Awarded the third prize in this week, they won the prestigious prize for their work in the development of metal organic frameworks
There have been 116 chemistry prizes given to 195 individuals between 1901 and 2024. Photo Courtesy: AFP
Susumu Kitagawa, Richard Robson and Omar M Yaghi share the Nobel Prize in chemistry for their work in the development of metal organic frameworks.
Hans Ellegren, secretary-general of the Royal Swedish Academy of Sciences, announced the chemistry prize in Stockholm on Wednesday, October 8. It was the third prize announced this week.
The Literature prize will come on Thursday, October 9, followed by the Nobel Peace Prize on Friday, October 10, and the Economics prize on Monday, October 13.
The award ceremony will be held on December 10, the death anniversary of Alfred Nobel, who founded the prizes.
There have been 116 chemistry prizes given to 195 individuals between 1901 and 2024.
The 2024 prize was awarded to David Baker, a biochemist at the University of Washington in Seattle, and to Demis Hassabis and John Jumper, computer scientists at Google DeepMind, a British-American artificial intelligence research laboratory based in London.
The three were awarded for discovering powerful techniques to decode and even design novel proteins, the building blocks of life.
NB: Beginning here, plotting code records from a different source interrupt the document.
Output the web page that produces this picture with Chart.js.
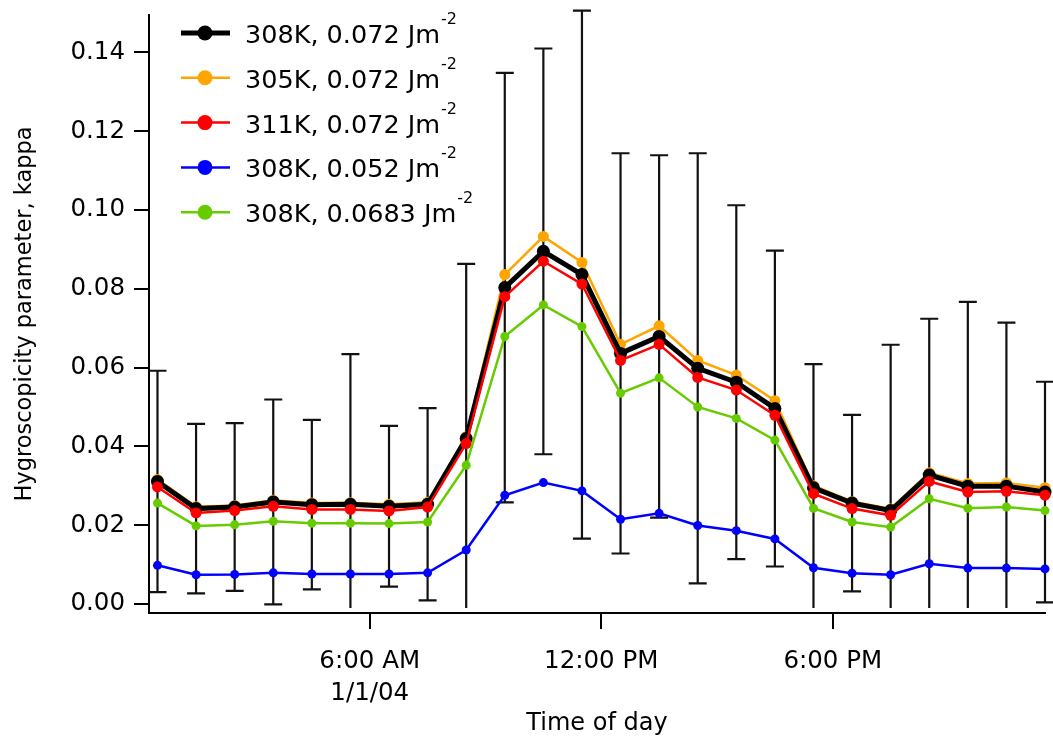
<!DOCTYPE html>
<html>
<head>
<meta charset="utf-8">
<script src="https://cdn.jsdelivr.net/npm/chart.js@4"></script>
<style>
  html, body { margin: 0; padding: 0; background: #fff; }
  #wrap { width: 1053px; height: 742px; }
</style>
</head>
<body>
<div id="wrap"><canvas id="kappaChart" width="1053" height="742"></canvas></div>
<script>
// hour of day (mid-hour bins)
const hours = [0.5, 1.5, 2.5, 3.5, 4.5, 5.5, 6.5, 7.5, 8.5, 9.5, 10.5, 11.5,
               12.5, 13.5, 14.5, 15.5, 16.5, 17.5, 18.5, 19.5, 20.5, 21.5, 22.5, 23.5];

const k308_072 = [0.0311, 0.0242, 0.0246, 0.0259, 0.0252, 0.0253, 0.0248, 0.0253, 0.0420, 0.0803, 0.0895, 0.0836,
                  0.0636, 0.0679, 0.0598, 0.0563, 0.0496, 0.0295, 0.0256, 0.0237, 0.0327, 0.0299, 0.0299, 0.0284];
const k305_072 = [0.0316, 0.0247, 0.0250, 0.0263, 0.0256, 0.0257, 0.0253, 0.0258, 0.0425, 0.0836, 0.0933, 0.0867,
                  0.0659, 0.0706, 0.0618, 0.0581, 0.0516, 0.0300, 0.0260, 0.0241, 0.0333, 0.0306, 0.0307, 0.0295];
const k311_072 = [0.0297, 0.0231, 0.0237, 0.0248, 0.0240, 0.0240, 0.0236, 0.0246, 0.0407, 0.0780, 0.0870, 0.0812,
                  0.0618, 0.0659, 0.0575, 0.0543, 0.0479, 0.0280, 0.0242, 0.0225, 0.0311, 0.0284, 0.0286, 0.0276];
const k308_052 = [0.0098, 0.0074, 0.0075, 0.0079, 0.0076, 0.0076, 0.0076, 0.0079, 0.0137, 0.0276, 0.0308, 0.0287,
                  0.0215, 0.0230, 0.0199, 0.0186, 0.0165, 0.0092, 0.0078, 0.0074, 0.0102, 0.0091, 0.0091, 0.0089];
const k308_0683 = [0.0256, 0.0198, 0.0201, 0.0210, 0.0205, 0.0205, 0.0204, 0.0208, 0.0352, 0.0679, 0.0759, 0.0704,
                   0.0535, 0.0574, 0.0500, 0.0471, 0.0416, 0.0243, 0.0208, 0.0195, 0.0267, 0.0243, 0.0246, 0.0237];

// +/- error on the 308K, 0.072 series
const kappaErr = [0.0281, 0.0215, 0.0213, 0.0260, 0.0215, 0.0381, 0.0204, 0.0244, 0.0443, 0.0545, 0.0515, 0.0670,
                  0.0508, 0.0460, 0.0546, 0.0449, 0.0401, 0.0314, 0.0224, 0.0421, 0.0397, 0.0468, 0.0415, 0.0280];

const seriesNames = ['308K, 0.072 Jm', '305K, 0.072 Jm', '311K, 0.072 Jm', '308K, 0.052 Jm', '308K, 0.0683 Jm'];
const unitSup = '-2';

const yTicks = [0, 0.02, 0.04, 0.06, 0.08, 0.10, 0.12, 0.14];
const xTicks = [6, 12, 18];
const xTickLabels = { 6: ['6:00 AM', '1/1/04'], 12: '12:00 PM', 18: '6:00 PM' };

const FONT = "'DejaVu Sans', Verdana, sans-serif";

const pts = arr => arr.map((v, i) => ({ x: hours[i], y: v }));

function series(i, arr, color, width, radius, order) {
  return {
    label: seriesNames[i],
    data: pts(arr),
    borderColor: color,
    backgroundColor: color,
    borderWidth: width,
    pointRadius: radius,
    pointHoverRadius: radius,
    pointBorderWidth: 0,
    order: order,
    clip: false,
    tension: 0
  };
}

const errorBars = {
  id: 'errorBars',
  beforeDatasetsDraw(chart) {
    const { ctx, chartArea, scales: { x, y } } = chart;
    ctx.save();
    ctx.beginPath();
    ctx.rect(0, 0, chart.width, chartArea.bottom - 5);
    ctx.clip();
    ctx.strokeStyle = '#111';
    ctx.lineWidth = 2.2;
    hours.forEach((h, i) => {
      const px = x.getPixelForValue(h);
      const top = y.getPixelForValue(k308_072[i] + kappaErr[i]);
      const bot = y.getPixelForValue(k308_072[i] - kappaErr[i]);
      ctx.beginPath();
      ctx.moveTo(px, top); ctx.lineTo(px, bot);
      ctx.moveTo(px - 9, top); ctx.lineTo(px + 9, top);
      ctx.moveTo(px - 9, bot); ctx.lineTo(px + 9, bot);
      ctx.stroke();
    });
    ctx.restore();
  }
};

const boxLegend = {
  id: 'boxLegend',
  afterDraw(chart) {
    const ctx = chart.ctx;
    ctx.save();
    chart.data.datasets.forEach((ds, i) => {
      const y = 33 + i * 44.8;
      ctx.strokeStyle = ds.borderColor;
      ctx.lineWidth = ds.borderWidth;
      ctx.beginPath();
      ctx.moveTo(181, y); ctx.lineTo(230, y);
      ctx.stroke();
      ctx.fillStyle = ds.borderColor;
      ctx.beginPath();
      ctx.arc(205, y, 7.5, 0, Math.PI * 2);
      ctx.fill();
      ctx.fillStyle = '#000';
      ctx.font = '25.5px ' + FONT;
      ctx.textBaseline = 'alphabetic';
      ctx.textAlign = 'left';
      ctx.fillText(ds.label, 245, y + 10);
      const w = ctx.measureText(ds.label).width;
      ctx.font = '16px ' + FONT;
      ctx.fillText(unitSup, 245 + w + 1, y - 9);
    });
    ctx.restore();
  }
};

const data = {
  datasets: [
    series(0, k308_072, '#000000', 5, 6.5, 2),
    series(1, k305_072, '#ffa500', 2.5, 5.5, 3),
    series(2, k311_072, '#ff0000', 2.5, 5.5, 1),
    series(3, k308_052, '#0000ff', 2.5, 4.5, 0),
    series(4, k308_0683, '#66cc00', 2.5, 4.5, 0)
  ]
};

const config = {
  type: 'line',
  data: data,
  options: {
    responsive: false,
    animation: false,
    layout: { padding: { top: 15, right: 8, left: 0, bottom: 0 } },
    plugins: {
      legend: { display: false },
      tooltip: { enabled: false }
    },
    scales: {
      x: {
        type: 'linear',
        min: 0.28,
        max: 23.5,
        afterFit: s => { s.height = 129; s.paddingLeft = 0; s.paddingRight = 0; },
        afterBuildTicks: s => { s.ticks = xTicks.map(v => ({ value: v })); },
        border: { display: true, color: '#000', width: 2 },
        grid: { display: true, drawOnChartArea: false, drawTicks: true, tickLength: 16, color: '#000', lineWidth: 2 },
        ticks: {
          color: '#000',
          font: { family: FONT, size: 24.5, lineHeight: 1.3 },
          padding: 17,
          maxRotation: 0,
          callback: v => xTickLabels[v] || ''
        },
        title: {
          display: true,
          text: 'Time of day',
          color: '#000',
          font: { family: FONT, size: 24 },
          padding: { top: 0, bottom: 4 }
        }
      },
      y: {
        min: -0.0023,
        max: 0.1495,
        afterFit: s => { s.width = 149; s.paddingTop = 0; s.paddingBottom = 0; },
        afterBuildTicks: s => { s.ticks = yTicks.map(v => ({ value: v })); },
        border: { display: true, color: '#000', width: 2 },
        grid: { display: true, drawOnChartArea: false, drawTicks: true, tickLength: 15, color: '#000', lineWidth: 2 },
        ticks: {
          color: '#000',
          font: { family: FONT, size: 24.5 },
          padding: 9,
          callback: v => v.toFixed(2)
        },
        title: {
          display: true,
          text: 'Hygroscopicity parameter, kappa',
          color: '#000',
          font: { family: FONT, size: 22.5 },
          padding: { top: 12, bottom: 0 }
        }
      }
    }
  },
  plugins: [errorBars, boxLegend]
};

const kappaChart = new Chart(document.getElementById('kappaChart'), config);
</script>
</body>
</html>
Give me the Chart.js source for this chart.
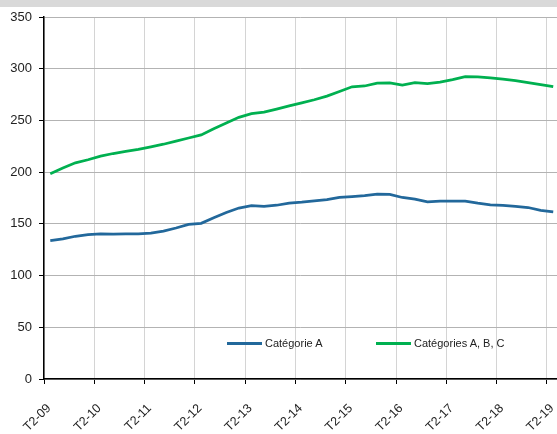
<!DOCTYPE html>
<html>
<head>
<meta charset="utf-8">
<script src="https://cdn.jsdelivr.net/npm/chart.js@4"></script>
<style>
    html, body { margin: 0; padding: 0; background: #fff; }
    #wrap { position: relative; width: 557px; height: 434px; }
    #topBar { position: absolute; left: 0; top: 0; width: 557px; height: 7px; background: #d9d9d9; }
    canvas { position: absolute; left: 0; top: 0; }
    .legend-item { position: absolute; top: 336px; font: 11px "Liberation Sans", Arial, sans-serif; color: #222; white-space: nowrap; line-height: 14px; }
    .legend-item span.swatch { display: inline-block; width: 35px; height: 3px; vertical-align: middle; margin-right: 3px; position: relative; top: -1px; }
</style>
</head>
<body>
<div id="wrap">
    <div id="topBar"></div>
    <canvas id="chart" width="557" height="434"></canvas>
    <div class="legend-item" style="left:227px"><span class="swatch" style="background:#22689b"></span>Catégorie A</div>
    <div class="legend-item" style="left:376px"><span class="swatch" style="background:#00b050"></span>Catégories A, B, C</div>
</div>
<script>
// Quarterly series, T2-09 .. T2-19 (41 quarters)
const tickLabels = ['T2-09', 'T2-10', 'T2-11', 'T2-12', 'T2-13', 'T2-14', 'T2-15', 'T2-16', 'T2-17', 'T2-18', 'T2-19'];

const categorieA = [
    133.8, 135.5, 138, 139.5, 140.3, 140, 140.2, 140.3,
    141, 143, 146, 149.5, 150.5, 156, 161, 165.3,
    167.7, 167, 168, 170, 171, 172.3, 173.5, 175.5,
    176.3, 177.3, 178.7, 178.5, 175.5, 174, 171.3, 172,
    172, 172, 170, 168.3, 167.8, 167, 165.8, 163,
    161.6
];

const categoriesABC = [
    198.5, 204, 209, 212, 215.5, 218, 220, 222,
    224.5, 227, 230, 233, 236, 242, 247.5, 253,
    256.5, 258, 261, 264, 267, 270, 273.5, 278,
    282.5, 283.3, 286, 286.3, 284.2, 286.5, 285.7, 287,
    289.5, 292.3, 292, 291.2, 290, 288.5, 286.6, 284.7,
    282.7
];

// each quarter sits in the middle of its slot
function toPoints(values) {
    return values.map((v, i) => ({ x: i + 0.5, y: v }));
}

const ctx = document.getElementById('chart').getContext('2d');
const chart = new Chart(ctx, {
    type: 'line',
    data: {
        datasets: [{
            label: 'Catégorie A',
            data: toPoints(categorieA),
            borderColor: '#22689b',
            borderWidth: 2.75,
            pointRadius: 0,
            tension: 0
        }, {
            label: 'Catégories A, B, C',
            data: toPoints(categoriesABC),
            borderColor: '#00b050',
            borderWidth: 2.75,
            pointRadius: 0,
            tension: 0
        }]
    },
    options: {
        responsive: false,
        animation: false,
        layout: { padding: { top: 17, right: 0, left: 0, bottom: 0 } },
        plugins: {
            legend: { display: false },
            tooltip: { enabled: false }
        },
        scales: {
            x: {
                type: 'linear',
                min: 0,
                max: 40.8,
                afterBuildTicks: (axis) => {
                    axis.ticks = tickLabels.map((t, i) => ({ value: i * 4 }));
                },
                afterFit: (axis) => {
                    axis.height = 55;
                    axis.paddingRight = 0;
                    axis.paddingLeft = 0;
                },
                ticks: {
                    autoSkip: false,
                    maxRotation: 45,
                    minRotation: 45,
                    color: '#222',
                    padding: 17,
                    labelOffset: 5,
                    font: { family: '"Liberation Sans", Arial, sans-serif', size: 12.5 },
                    callback: (value) => tickLabels[Math.round(value / 4)]
                },
                grid: {
                    color: '#d4d4d4',
                    tickColor: '#000',
                    tickLength: 5
                },
                border: { color: '#000', width: 1.5 }
            },
            y: {
                min: 0,
                max: 350,
                afterFit: (axis) => { axis.width = 44; },
                ticks: {
                    stepSize: 50,
                    color: '#222',
                    padding: 7,
                    font: { family: '"Liberation Sans", Arial, sans-serif', size: 13 }
                },
                grid: {
                    color: '#b3b3b3',
                    tickColor: '#000',
                    tickLength: 5
                },
                border: { color: '#000', width: 1.5 }
            }
        }
    }
});
</script>
</body>
</html>
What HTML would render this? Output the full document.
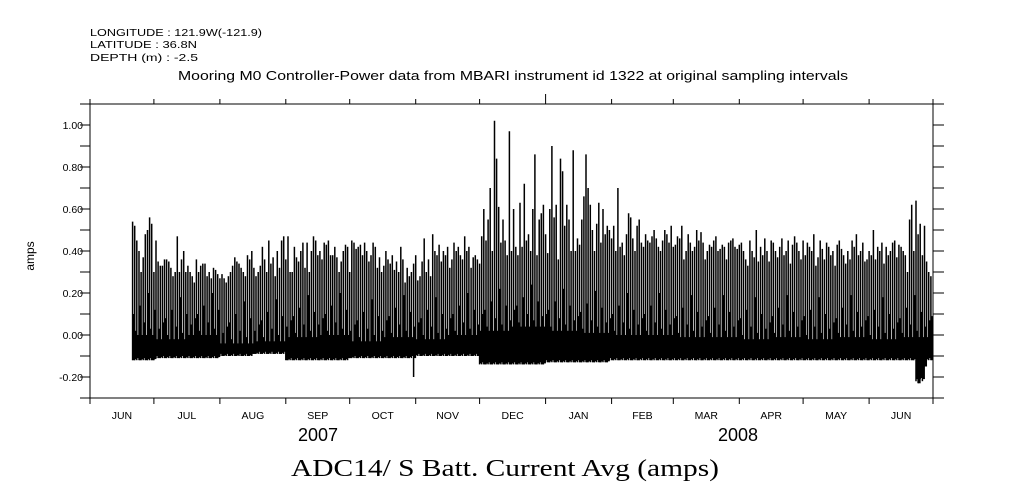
<!DOCTYPE html>
<html><head><meta charset="utf-8">
<style>
body{margin:0;background:#fff;}
svg{display:block;}
text{font-family:"Liberation Sans",sans-serif;fill:#000;}
</style></head>
<body>
<svg id="chart" width="1009" height="504" viewBox="0 0 1009 504" xmlns="http://www.w3.org/2000/svg">
<g font-size="10.5">
<text x="90" y="36" textLength="172" lengthAdjust="spacingAndGlyphs">LONGITUDE : 121.9W(-121.9)</text>
<text x="90" y="48" textLength="107" lengthAdjust="spacingAndGlyphs">LATITUDE : 36.8N</text>
<text x="90" y="61" textLength="108" lengthAdjust="spacingAndGlyphs">DEPTH (m) : -2.5</text>
</g>
<text x="178" y="80" font-size="12.5" textLength="670" lengthAdjust="spacingAndGlyphs">Mooring M0 Controller-Power data from MBARI instrument id 1322 at original sampling intervals</text>
<g id="plot"></g>
<g id="axes"></g>
<text transform="translate(34,256) rotate(-90)" font-size="12" text-anchor="middle">amps</text>
<text x="318" y="441" font-size="18" text-anchor="middle">2007</text>
<text x="738" y="441" font-size="18" text-anchor="middle">2008</text>
<text x="291" y="476" font-size="24" textLength="428" lengthAdjust="spacingAndGlyphs" style="font-family:'Liberation Serif',serif">ADC14/ S Batt. Current Avg (amps)</text>
</svg>
<script>
const startDay = 20;
const peaks = [54,52,45,40,30,37,48,50,56,53,
30,45,35,33,33,36,36,35,32,28,30,47,30,36,40,30,33,30,28,25,36,30,33,34,34,28,30,27,32,31,29,
27,29,27,25,28,30,33,37,35,34,32,30,28,38,36,40,32,28,30,33,42,36,30,45,34,37,28,40,32,45,47,
36,47,30,30,42,37,35,40,44,32,44,30,40,47,45,38,40,36,44,43,45,38,38,42,37,30,35,40,43,42,
30,45,44,41,42,43,38,44,40,35,38,44,42,32,37,30,33,40,36,34,38,31,35,30,42,36,25,32,28,30,34,
38,26,28,35,46,30,36,28,48,40,38,43,35,40,38,42,32,36,44,40,42,38,36,47,40,42,32,37,38,36,
34,47,60,45,55,70,40,102,84,61,44,55,45,38,97,40,60,42,38,63,42,72,45,48,40,60,86,38,55,58,62,
48,39,60,90,56,62,36,84,78,52,62,55,40,88,40,46,43,55,66,86,70,62,50,40,53,63,44,60,48,52,50,
46,52,40,70,42,44,38,48,58,56,46,40,52,55,44,42,48,45,44,47,50,46,42,40,45,50,48,44,52,
42,43,47,46,52,36,40,48,44,40,42,50,45,49,44,36,40,43,42,45,47,40,41,43,42,36,44,45,46,42,41,
43,44,40,36,33,45,40,37,50,35,42,38,46,40,35,45,44,40,37,42,46,38,40,45,34,43,47,44,40,36,
45,38,44,42,40,48,33,37,45,41,36,44,42,38,40,33,43,45,41,38,34,40,36,45,42,48,38,40,44,35,36,
40,38,50,36,42,40,44,34,42,38,40,44,45,37,43,42,40,38,30,55,62,40,64,48,53,38,52,35,30,28];
const subLevels = [10,2,0,14,-2,6,0,20,3,-1,12,0,5,-3,8];
const lows = [-12,-12,-11,-11,-10,-9,-12,-12,-11,-11,-10,-10,-14,-14,-13,-13,-12,-12,-12,-12,-12,-12,-12,-12,-12,-12];
const bandTops = [0,0,-2,0,-4,-3,-1,0,-3,-1,-2,0,2,4,2,1,0,0,-1,-1,-2,-1,-2,-1,-2,-1];
const spikeDipDays = [152];
const spikeDipLows = [-20];
const dipDays = [388,389,390,391,392];
const dipLows = [-22,-23,-21,-22,-15];
const monthLabels = ["JUN","JUL","AUG","SEP","OCT","NOV","DEC","JAN","FEB","MAR","APR","MAY","JUN"];
const monthStarts = [0,30,61,92,122,153,183,214,245,274,305,335,366,396];
const yTicks = [1.0,0.8,0.6,0.4,0.2,0.0,-0.2];
const yTickLabels = ["1.00","0.80","0.60","0.40","0.20","0.00","-0.20"];

const X0=90,X1=933,Y0=104,Y1=398,DAYS=396,VMIN=-0.3,VMAX=1.1;
const xs = d => X0 + d*(X1-X0)/DAYS;
const ys = v => Y1 - (v-VMIN)*(Y1-Y0)/(VMAX-VMIN);
const NS="http://www.w3.org/2000/svg";
function mk(tag,attrs,parent){const e=document.createElementNS(NS,tag);for(const k in attrs)e.setAttribute(k,attrs[k]);parent.appendChild(e);return e;}
const plot=document.getElementById('plot'), axes=document.getElementById('axes');

peaks.forEach((p,i)=>{
  const d=startDay+i;
  const h=Math.min(lows.length-1,Math.floor(d/15.23));
  let lo=lows[h]/100;
  const di=dipDays.indexOf(d);
  if(di>=0) lo=dipLows[di]/100;
  let spLo=lo;
  const si=spikeDipDays.indexOf(d);
  if(si>=0) spLo=spikeDipLows[si]/100;
  const bt=bandTops[h]/100;
  const sub=Math.max(bt,bt+subLevels[i%subLevels.length]/100);
  const x=xs(d);
  const band=mk('rect',{x:x.toFixed(1),y:ys(sub).toFixed(1),width:(xs(1)-xs(0)+0.4).toFixed(2),height:(ys(lo+0.005*(i%3))-ys(sub)).toFixed(1),fill:'#000'},plot);
  
  
  const ln=mk('line',{x1:x.toFixed(1),x2:x.toFixed(1),y1:ys(spLo).toFixed(1),y2:ys(p/100).toFixed(1),stroke:'#000','stroke-width':1.5},plot);
  
  
});

const frame=mk('rect',{x:X0,y:Y0,width:X1-X0,height:Y1-Y0,fill:'none',stroke:'#000','stroke-width':1},axes);


for(let v=-0.3;v<=1.101;v+=0.1){
  const y=ys(v).toFixed(1);
  mk('line',{x1:X0-10,x2:X0,y1:y,y2:y,stroke:'#000'},axes);
  mk('line',{x1:X1,x2:X1+11,y1:y,y2:y,stroke:'#000'},axes);
}
yTicks.forEach((v,i)=>{
  const t=mk('text',{x:X0-7,y:ys(v)+4,'font-size':10.5,'text-anchor':'end'},axes);
  t.textContent=yTickLabels[i];
  
  
});
monthStarts.forEach((d,i)=>{
  const x=xs(d).toFixed(1);
  mk('line',{x1:x,x2:x,y1:Y1,y2:Y1+6,stroke:'#000'},axes);
  mk('line',{x1:x,x2:x,y1:Y0,y2:(d===214?Y0-10:Y0-5),stroke:'#000'},axes);
  if(i<monthLabels.length){
    const t=mk('text',{x:((xs(d)+xs(monthStarts[i+1]))/2).toFixed(1),y:419,'font-size':10.5,'text-anchor':'middle'},axes);
    t.textContent=monthLabels[i];
    
    
  }
});
</script>
</body></html>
Their work used advanced technologies, including artificial intelligence, and holds the potential to transform how new drugs and other materials are made.
The first Nobel of 2025 was announced Monday. The prize in medicine went to Mary E Brunkow, Fred Ramsdell and Dr Shimon Sakaguchi for their discoveries concerning peripheral immune tolerance.
Tuesday's physics prize went to John Clarke, Michel H Devoret and John M Martinis for their research on the weird world of subatomic quantum tunnelling that advances the power of everyday digital communications and computing.